- [INPUT]
┌────────
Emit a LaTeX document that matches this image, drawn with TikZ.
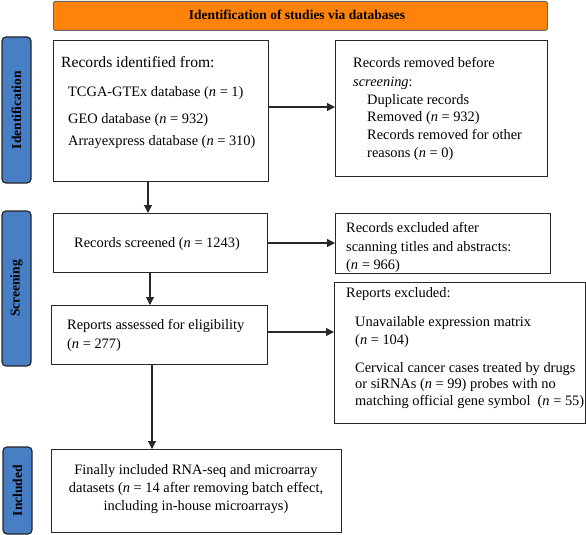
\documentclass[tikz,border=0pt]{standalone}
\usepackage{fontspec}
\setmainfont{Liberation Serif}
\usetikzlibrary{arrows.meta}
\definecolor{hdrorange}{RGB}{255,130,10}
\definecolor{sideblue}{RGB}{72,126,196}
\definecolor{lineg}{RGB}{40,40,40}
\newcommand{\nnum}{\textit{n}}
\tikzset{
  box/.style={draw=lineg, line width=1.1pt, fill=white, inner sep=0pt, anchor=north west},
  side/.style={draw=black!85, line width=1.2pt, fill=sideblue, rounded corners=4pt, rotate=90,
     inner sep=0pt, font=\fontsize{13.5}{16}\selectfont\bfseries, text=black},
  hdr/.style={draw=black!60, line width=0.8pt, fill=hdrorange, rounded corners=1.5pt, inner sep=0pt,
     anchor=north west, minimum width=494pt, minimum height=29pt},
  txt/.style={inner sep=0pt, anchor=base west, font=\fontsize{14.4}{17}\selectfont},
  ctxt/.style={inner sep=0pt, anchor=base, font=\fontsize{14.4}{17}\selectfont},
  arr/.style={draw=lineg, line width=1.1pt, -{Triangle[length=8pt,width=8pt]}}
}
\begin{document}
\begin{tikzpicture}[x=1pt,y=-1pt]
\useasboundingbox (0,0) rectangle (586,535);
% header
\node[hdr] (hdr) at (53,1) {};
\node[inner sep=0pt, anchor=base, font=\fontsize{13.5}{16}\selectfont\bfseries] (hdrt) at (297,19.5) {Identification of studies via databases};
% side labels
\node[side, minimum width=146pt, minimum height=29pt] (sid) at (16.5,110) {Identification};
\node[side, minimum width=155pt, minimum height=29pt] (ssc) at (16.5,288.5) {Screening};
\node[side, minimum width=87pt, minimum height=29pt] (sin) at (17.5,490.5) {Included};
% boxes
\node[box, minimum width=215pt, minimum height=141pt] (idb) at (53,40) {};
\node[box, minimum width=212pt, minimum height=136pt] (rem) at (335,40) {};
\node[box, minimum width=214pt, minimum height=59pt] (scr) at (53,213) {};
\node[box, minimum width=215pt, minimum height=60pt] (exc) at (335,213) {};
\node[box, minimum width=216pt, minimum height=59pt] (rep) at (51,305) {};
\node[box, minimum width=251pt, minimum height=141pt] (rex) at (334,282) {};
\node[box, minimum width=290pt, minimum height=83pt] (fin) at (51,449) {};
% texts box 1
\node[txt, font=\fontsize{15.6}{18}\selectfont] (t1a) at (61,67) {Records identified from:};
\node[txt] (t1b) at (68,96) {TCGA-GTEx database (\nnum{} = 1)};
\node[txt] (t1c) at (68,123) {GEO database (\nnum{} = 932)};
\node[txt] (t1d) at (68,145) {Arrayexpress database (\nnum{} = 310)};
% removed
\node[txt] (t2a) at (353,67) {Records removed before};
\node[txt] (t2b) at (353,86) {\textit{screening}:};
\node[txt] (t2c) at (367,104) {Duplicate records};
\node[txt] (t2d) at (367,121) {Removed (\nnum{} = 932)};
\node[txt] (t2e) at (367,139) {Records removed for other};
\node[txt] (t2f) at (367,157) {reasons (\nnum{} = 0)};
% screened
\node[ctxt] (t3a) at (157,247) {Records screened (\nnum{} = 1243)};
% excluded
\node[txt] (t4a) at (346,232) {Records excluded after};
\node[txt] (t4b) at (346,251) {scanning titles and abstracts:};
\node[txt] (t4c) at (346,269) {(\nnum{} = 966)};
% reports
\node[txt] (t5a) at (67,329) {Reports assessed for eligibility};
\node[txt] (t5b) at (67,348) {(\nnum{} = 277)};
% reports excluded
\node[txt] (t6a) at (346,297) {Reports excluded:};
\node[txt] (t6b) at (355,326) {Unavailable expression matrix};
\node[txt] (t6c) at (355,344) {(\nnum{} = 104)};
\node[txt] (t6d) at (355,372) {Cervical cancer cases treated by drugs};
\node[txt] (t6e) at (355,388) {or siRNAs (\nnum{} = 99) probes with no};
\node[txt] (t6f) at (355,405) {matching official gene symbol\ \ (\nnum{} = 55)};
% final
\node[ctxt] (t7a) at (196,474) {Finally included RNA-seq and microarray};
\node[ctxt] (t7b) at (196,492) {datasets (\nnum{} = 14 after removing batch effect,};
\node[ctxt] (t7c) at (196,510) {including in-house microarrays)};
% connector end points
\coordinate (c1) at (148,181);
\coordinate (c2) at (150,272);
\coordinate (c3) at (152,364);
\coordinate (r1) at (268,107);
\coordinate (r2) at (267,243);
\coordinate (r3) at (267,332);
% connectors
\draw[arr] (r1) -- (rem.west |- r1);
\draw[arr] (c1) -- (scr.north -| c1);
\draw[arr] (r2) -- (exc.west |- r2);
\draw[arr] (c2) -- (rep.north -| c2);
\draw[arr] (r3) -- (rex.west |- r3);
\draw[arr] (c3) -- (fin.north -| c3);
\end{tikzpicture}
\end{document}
└────────
┌────────
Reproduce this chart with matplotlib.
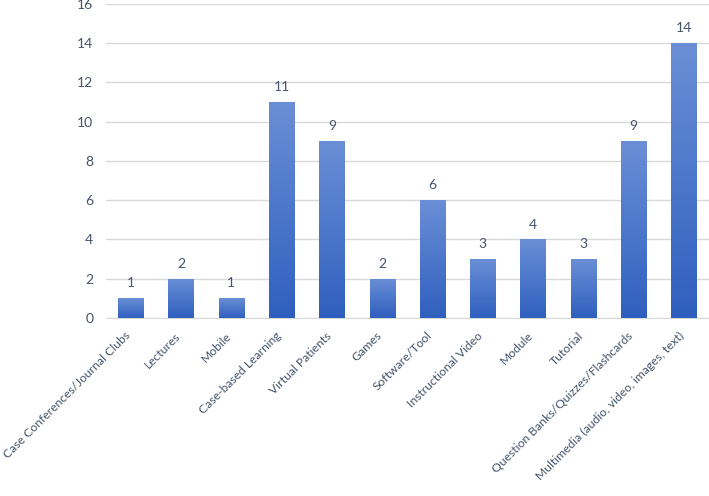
└────────
┌────────
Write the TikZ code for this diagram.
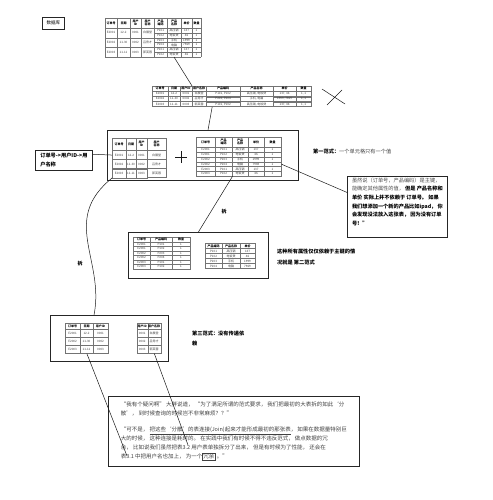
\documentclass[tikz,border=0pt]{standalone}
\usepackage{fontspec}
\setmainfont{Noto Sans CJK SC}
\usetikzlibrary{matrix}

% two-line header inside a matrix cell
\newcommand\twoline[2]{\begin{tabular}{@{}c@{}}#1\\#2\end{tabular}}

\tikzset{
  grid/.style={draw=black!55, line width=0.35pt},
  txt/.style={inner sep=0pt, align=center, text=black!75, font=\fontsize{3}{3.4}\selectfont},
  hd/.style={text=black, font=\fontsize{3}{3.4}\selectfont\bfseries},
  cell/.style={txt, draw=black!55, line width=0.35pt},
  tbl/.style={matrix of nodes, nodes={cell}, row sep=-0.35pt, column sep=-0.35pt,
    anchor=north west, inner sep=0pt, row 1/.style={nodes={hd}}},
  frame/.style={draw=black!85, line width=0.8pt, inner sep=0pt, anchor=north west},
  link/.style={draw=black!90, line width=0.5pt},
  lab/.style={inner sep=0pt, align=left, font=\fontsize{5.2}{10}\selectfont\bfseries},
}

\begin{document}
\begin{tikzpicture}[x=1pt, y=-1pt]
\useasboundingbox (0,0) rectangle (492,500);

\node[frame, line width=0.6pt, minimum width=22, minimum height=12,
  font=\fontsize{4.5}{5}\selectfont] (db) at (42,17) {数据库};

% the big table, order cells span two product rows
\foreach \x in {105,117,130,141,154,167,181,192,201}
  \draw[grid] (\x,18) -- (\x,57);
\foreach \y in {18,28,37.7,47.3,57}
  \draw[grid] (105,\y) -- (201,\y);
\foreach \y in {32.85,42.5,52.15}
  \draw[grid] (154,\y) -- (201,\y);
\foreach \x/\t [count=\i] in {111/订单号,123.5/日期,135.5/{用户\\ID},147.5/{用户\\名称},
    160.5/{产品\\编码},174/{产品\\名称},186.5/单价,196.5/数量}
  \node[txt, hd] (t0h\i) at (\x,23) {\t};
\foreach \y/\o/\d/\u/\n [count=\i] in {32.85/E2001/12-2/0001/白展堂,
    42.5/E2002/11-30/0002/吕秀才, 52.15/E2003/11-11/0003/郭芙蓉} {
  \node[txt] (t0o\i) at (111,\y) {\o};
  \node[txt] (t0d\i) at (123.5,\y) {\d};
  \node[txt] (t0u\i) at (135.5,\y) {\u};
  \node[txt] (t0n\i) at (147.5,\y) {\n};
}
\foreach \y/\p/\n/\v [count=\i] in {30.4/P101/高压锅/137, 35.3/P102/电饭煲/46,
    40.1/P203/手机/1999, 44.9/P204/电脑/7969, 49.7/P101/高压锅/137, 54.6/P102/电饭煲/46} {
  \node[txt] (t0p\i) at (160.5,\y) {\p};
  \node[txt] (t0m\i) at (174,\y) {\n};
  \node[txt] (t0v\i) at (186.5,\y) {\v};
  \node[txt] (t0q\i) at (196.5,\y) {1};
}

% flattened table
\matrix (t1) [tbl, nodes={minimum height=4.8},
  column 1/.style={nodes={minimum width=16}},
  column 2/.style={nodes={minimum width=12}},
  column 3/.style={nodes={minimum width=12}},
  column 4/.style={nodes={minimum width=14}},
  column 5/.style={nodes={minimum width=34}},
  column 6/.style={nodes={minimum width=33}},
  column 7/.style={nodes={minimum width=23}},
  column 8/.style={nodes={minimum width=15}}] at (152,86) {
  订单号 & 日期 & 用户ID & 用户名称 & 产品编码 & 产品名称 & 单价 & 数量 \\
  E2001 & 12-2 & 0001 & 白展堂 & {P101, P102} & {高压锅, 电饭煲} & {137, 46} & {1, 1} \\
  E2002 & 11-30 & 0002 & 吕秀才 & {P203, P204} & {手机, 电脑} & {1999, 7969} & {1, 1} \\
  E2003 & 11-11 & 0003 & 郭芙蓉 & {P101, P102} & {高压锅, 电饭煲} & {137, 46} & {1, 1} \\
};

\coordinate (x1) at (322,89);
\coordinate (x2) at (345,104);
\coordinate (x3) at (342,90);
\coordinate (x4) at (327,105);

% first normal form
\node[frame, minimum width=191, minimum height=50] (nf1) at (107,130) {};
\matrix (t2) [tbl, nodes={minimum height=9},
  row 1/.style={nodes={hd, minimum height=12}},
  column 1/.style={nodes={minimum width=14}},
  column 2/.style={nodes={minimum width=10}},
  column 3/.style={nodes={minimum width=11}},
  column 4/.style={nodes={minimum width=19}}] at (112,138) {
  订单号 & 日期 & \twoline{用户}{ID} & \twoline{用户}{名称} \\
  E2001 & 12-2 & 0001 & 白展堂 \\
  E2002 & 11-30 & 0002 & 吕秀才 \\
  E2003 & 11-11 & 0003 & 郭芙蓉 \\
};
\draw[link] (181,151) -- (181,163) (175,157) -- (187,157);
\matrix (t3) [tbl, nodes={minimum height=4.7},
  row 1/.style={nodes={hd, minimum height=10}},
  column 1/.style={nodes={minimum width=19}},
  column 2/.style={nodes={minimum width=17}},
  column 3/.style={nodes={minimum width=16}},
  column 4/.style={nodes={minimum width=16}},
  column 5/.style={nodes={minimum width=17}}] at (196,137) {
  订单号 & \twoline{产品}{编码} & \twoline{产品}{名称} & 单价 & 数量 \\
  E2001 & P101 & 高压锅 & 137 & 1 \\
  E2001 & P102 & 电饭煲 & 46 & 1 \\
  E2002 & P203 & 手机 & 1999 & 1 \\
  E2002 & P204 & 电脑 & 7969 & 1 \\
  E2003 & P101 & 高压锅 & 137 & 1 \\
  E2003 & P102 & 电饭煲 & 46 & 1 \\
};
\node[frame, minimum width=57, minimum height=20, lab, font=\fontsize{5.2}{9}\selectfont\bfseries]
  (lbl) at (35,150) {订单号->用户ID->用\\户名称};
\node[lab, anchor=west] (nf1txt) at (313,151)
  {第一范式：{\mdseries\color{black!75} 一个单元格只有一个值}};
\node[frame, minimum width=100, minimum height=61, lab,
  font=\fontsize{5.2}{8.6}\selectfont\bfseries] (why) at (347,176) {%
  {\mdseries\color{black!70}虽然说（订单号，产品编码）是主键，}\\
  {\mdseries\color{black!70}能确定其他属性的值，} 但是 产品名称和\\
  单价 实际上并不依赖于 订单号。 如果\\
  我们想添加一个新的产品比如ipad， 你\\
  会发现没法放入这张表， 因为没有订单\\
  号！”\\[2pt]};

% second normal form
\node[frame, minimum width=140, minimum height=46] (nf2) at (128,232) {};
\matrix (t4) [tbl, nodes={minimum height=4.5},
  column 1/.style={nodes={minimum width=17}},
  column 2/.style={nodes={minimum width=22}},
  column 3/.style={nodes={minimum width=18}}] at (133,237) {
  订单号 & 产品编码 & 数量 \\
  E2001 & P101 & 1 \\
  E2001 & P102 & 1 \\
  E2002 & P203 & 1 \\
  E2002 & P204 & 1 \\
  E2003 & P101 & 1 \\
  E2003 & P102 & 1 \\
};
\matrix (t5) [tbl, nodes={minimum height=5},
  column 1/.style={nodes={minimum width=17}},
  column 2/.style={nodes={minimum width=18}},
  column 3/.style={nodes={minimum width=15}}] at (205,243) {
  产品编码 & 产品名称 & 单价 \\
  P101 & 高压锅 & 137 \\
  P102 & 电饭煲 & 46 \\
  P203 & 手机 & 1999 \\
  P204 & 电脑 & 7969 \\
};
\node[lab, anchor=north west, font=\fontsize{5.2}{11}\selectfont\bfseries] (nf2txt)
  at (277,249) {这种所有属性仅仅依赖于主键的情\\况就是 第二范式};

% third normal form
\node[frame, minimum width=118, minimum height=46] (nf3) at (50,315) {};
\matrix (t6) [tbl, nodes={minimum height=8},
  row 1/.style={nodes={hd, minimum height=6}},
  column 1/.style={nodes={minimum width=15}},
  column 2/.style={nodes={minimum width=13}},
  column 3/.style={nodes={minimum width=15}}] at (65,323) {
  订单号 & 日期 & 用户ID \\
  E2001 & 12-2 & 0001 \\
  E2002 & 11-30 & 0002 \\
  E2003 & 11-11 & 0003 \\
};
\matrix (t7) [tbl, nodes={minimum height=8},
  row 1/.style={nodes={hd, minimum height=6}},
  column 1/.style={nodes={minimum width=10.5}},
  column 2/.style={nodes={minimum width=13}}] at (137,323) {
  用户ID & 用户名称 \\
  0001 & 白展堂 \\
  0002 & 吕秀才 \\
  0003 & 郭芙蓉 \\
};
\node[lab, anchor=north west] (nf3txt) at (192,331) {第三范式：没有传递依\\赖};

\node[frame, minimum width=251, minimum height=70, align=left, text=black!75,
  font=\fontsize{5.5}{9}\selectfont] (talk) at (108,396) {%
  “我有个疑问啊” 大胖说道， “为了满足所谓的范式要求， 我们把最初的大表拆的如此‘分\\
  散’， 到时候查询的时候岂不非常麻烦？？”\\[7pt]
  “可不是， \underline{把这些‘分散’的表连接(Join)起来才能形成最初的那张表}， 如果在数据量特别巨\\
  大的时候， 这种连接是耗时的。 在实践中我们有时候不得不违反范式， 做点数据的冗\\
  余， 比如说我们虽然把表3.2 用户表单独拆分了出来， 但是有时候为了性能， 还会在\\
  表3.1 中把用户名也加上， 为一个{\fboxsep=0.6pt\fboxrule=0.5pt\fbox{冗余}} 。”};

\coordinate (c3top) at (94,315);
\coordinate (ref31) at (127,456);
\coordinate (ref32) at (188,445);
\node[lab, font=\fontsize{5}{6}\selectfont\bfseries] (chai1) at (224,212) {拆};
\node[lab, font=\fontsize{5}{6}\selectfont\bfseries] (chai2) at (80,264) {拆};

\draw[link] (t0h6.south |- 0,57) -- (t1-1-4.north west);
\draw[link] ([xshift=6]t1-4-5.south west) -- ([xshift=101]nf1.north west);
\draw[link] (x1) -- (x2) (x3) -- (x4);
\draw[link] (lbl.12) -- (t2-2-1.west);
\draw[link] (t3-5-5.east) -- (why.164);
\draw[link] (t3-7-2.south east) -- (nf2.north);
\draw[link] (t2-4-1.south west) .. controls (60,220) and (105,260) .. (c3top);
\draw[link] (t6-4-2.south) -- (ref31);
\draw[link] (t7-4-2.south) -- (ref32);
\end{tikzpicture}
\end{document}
└────────
Go through the listing above and work out how many lines contain the string "this". Reply with the number alone.

3